Source material>
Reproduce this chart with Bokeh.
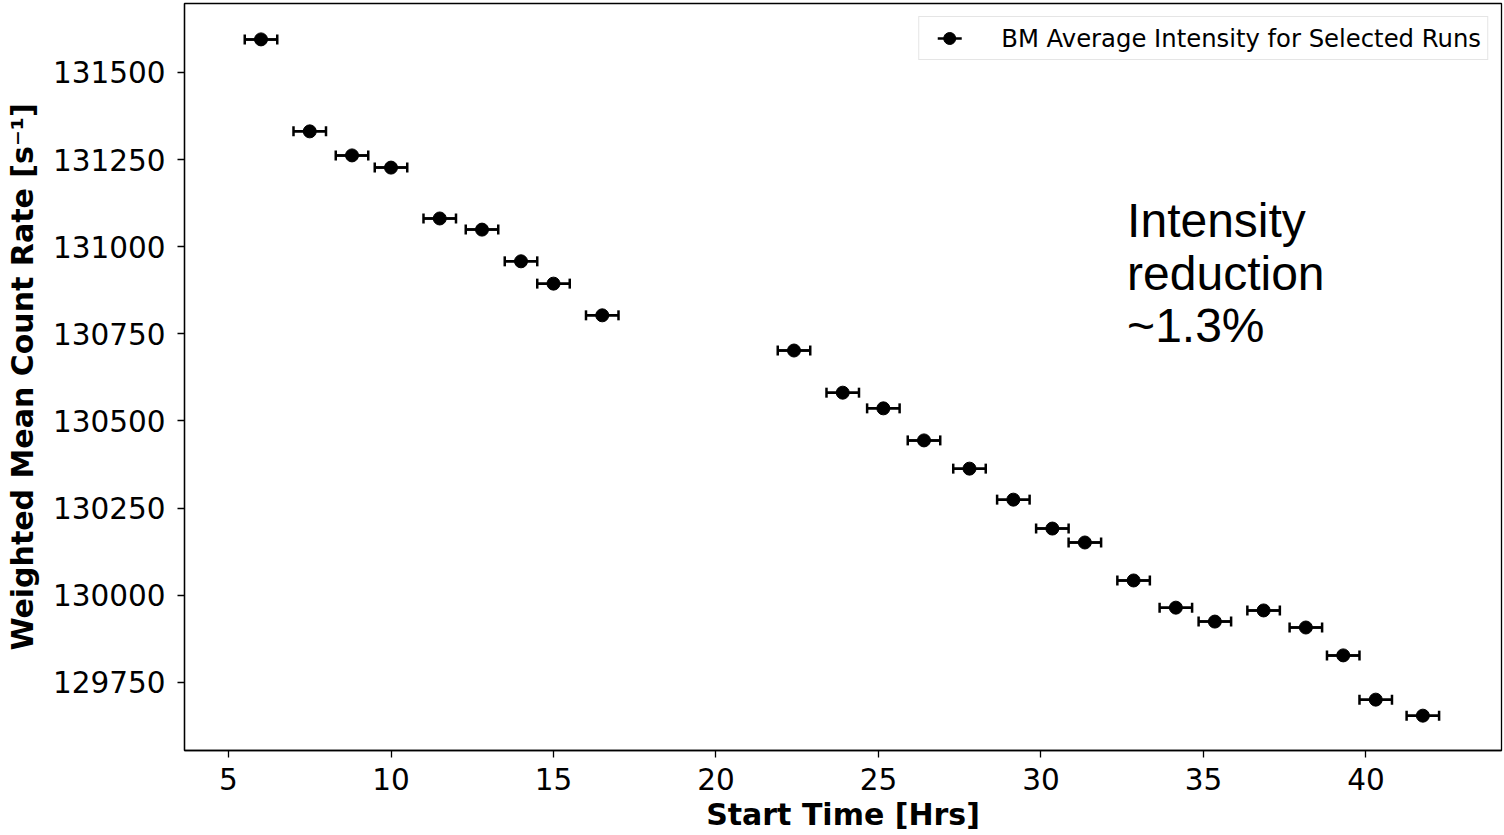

...

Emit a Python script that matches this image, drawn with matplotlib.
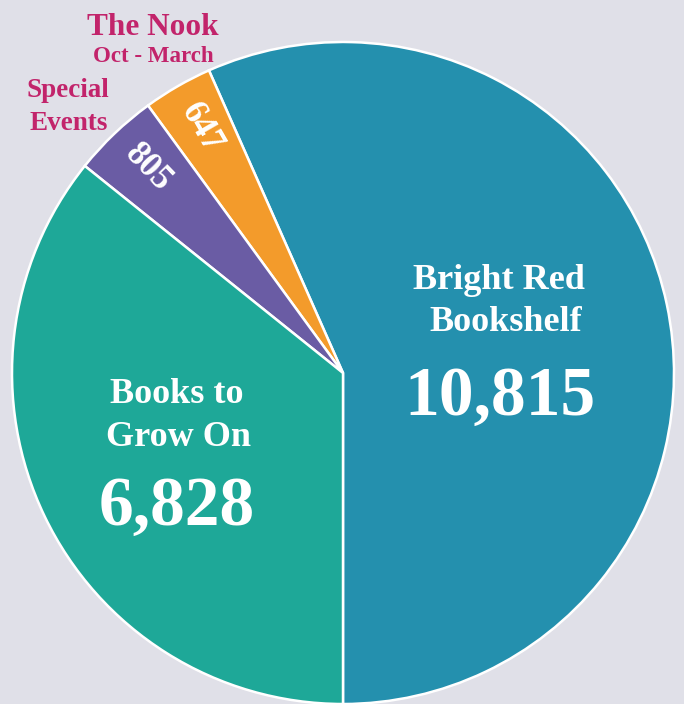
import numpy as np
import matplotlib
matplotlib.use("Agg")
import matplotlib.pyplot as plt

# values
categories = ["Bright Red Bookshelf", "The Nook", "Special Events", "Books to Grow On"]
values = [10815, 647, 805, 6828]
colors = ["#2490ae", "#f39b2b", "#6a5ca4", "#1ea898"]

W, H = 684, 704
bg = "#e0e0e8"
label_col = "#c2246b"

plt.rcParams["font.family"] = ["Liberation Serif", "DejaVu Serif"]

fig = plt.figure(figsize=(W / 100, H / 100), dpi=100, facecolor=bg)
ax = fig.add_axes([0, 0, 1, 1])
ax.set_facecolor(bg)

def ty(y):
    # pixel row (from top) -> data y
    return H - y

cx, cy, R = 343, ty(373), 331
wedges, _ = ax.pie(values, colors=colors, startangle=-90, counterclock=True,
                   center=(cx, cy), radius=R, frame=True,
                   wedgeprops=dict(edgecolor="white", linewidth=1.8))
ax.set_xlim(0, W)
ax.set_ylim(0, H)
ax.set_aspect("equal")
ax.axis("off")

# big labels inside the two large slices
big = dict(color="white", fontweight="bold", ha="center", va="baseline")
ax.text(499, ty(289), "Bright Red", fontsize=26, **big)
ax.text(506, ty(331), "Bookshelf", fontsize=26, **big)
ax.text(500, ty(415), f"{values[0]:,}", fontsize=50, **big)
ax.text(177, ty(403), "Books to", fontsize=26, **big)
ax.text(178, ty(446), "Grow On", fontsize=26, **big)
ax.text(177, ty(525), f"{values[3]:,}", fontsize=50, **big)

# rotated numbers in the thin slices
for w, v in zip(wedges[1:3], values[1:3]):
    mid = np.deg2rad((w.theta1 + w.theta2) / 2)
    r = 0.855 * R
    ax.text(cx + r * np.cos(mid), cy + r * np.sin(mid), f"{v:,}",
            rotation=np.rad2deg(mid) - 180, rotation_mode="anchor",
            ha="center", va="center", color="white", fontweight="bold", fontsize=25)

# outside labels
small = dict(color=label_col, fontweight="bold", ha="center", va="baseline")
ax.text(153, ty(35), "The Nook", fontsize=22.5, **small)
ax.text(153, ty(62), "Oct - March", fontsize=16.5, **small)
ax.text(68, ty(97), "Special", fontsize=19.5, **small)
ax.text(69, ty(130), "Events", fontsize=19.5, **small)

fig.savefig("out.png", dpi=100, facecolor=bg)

...

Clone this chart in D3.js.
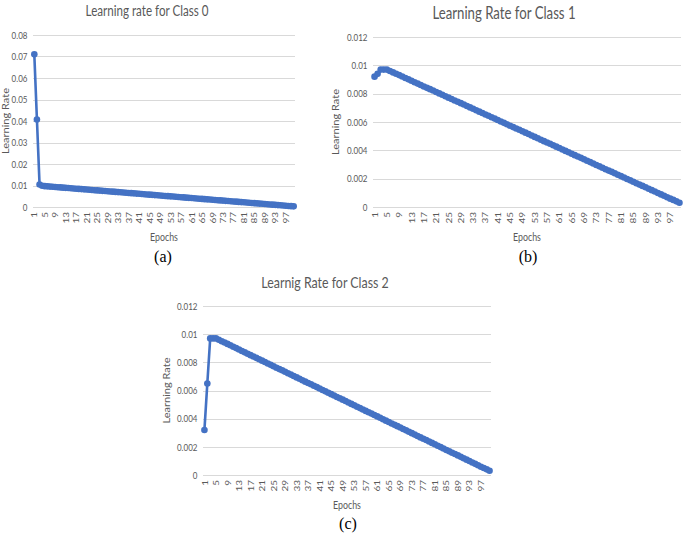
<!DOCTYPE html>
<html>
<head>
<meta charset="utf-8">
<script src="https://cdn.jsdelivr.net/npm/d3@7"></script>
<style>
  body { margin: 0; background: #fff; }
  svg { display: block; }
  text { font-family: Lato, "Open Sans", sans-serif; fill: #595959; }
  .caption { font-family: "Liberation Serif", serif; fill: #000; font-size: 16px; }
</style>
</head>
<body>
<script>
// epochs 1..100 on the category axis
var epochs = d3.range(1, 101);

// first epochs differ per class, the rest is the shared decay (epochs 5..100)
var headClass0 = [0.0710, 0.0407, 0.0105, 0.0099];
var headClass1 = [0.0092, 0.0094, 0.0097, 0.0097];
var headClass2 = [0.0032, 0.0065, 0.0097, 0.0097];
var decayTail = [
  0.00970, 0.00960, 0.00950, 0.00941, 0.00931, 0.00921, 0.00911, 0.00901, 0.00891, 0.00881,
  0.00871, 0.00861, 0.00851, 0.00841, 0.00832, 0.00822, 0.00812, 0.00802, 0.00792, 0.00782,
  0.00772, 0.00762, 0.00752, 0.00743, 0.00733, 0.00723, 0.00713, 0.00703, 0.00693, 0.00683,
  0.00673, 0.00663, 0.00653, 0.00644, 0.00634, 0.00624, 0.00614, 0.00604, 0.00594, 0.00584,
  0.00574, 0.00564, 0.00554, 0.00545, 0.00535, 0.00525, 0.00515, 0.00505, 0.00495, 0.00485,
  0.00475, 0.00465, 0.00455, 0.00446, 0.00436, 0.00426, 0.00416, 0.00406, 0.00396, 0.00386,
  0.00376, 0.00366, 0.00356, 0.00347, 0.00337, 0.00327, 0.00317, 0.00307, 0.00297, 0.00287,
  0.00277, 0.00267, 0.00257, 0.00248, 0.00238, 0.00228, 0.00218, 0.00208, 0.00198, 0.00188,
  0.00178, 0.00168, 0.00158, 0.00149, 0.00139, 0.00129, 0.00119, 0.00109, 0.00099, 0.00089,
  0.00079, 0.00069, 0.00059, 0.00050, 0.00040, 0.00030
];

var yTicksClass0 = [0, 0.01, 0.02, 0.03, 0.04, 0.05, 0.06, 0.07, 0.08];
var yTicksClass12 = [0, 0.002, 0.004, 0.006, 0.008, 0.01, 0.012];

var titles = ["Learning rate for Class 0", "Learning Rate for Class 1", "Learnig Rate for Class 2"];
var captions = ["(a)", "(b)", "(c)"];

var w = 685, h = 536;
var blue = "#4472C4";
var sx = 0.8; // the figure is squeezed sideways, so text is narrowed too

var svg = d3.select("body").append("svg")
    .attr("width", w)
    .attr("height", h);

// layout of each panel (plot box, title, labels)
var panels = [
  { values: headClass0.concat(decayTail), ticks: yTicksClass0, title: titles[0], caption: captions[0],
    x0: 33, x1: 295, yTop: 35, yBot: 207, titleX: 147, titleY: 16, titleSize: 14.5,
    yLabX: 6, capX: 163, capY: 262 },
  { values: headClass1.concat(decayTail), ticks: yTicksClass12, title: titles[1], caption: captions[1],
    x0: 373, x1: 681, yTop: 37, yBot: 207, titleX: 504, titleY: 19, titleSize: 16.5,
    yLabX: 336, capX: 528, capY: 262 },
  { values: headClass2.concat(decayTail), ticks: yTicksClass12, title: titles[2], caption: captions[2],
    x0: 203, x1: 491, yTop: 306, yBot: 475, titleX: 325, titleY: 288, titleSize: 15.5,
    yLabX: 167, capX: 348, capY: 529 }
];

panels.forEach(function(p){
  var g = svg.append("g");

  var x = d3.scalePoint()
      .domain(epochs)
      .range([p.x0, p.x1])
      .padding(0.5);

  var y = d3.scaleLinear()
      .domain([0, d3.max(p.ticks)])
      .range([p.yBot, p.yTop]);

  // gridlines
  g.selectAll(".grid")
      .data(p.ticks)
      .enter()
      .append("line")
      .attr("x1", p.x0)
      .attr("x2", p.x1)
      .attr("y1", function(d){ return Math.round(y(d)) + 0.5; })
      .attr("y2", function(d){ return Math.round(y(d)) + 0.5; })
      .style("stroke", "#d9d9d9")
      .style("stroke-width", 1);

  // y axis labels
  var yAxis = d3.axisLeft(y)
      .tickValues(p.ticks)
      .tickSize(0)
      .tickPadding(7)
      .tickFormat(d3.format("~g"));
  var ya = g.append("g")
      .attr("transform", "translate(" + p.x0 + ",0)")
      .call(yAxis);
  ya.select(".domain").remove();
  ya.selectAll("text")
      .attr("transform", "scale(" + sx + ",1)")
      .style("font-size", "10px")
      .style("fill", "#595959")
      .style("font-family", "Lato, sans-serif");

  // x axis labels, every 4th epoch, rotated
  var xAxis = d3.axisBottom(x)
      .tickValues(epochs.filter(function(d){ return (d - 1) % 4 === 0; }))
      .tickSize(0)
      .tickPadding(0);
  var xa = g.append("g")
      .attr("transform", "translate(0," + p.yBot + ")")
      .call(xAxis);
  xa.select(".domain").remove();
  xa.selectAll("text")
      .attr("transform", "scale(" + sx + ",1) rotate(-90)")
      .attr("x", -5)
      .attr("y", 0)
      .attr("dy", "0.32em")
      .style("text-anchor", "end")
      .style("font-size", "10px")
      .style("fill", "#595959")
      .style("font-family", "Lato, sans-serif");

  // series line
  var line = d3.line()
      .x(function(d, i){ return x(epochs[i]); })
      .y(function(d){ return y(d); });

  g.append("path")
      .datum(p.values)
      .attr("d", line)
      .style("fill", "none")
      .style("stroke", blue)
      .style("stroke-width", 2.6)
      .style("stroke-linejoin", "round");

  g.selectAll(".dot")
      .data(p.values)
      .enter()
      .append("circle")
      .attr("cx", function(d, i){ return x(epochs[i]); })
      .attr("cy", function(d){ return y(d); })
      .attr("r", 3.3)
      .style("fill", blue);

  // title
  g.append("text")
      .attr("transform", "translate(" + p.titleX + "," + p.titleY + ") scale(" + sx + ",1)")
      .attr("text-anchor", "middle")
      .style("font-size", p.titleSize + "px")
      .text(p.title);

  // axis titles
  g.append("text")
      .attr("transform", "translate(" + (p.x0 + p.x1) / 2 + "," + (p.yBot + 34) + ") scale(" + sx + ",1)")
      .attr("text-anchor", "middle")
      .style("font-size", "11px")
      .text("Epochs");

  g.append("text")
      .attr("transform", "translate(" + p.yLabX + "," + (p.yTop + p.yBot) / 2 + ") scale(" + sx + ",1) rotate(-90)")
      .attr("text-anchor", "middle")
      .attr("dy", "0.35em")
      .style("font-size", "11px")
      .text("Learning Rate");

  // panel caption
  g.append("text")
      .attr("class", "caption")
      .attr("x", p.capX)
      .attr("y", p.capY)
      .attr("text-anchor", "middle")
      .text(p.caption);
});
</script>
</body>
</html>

Your instructions>
Repeat only the lines running from "Clone this chart in D3.js." to "var epochs = d3.range(1, 101);", ends included, and leave the pictures out.

Exercise solution>
Clone this chart in D3.js.
<!DOCTYPE html>
<html>
<head>
<meta charset="utf-8">
<script src="https://cdn.jsdelivr.net/npm/d3@7"></script>
<style>
  body { margin: 0; background: #fff; }
  svg { display: block; }
  text { font-family: Lato, "Open Sans", sans-serif; fill: #595959; }
  .caption { font-family: "Liberation Serif", serif; fill: #000; font-size: 16px; }
</style>
</head>
<body>
<script>
// epochs 1..100 on the category axis
var epochs = d3.range(1, 101);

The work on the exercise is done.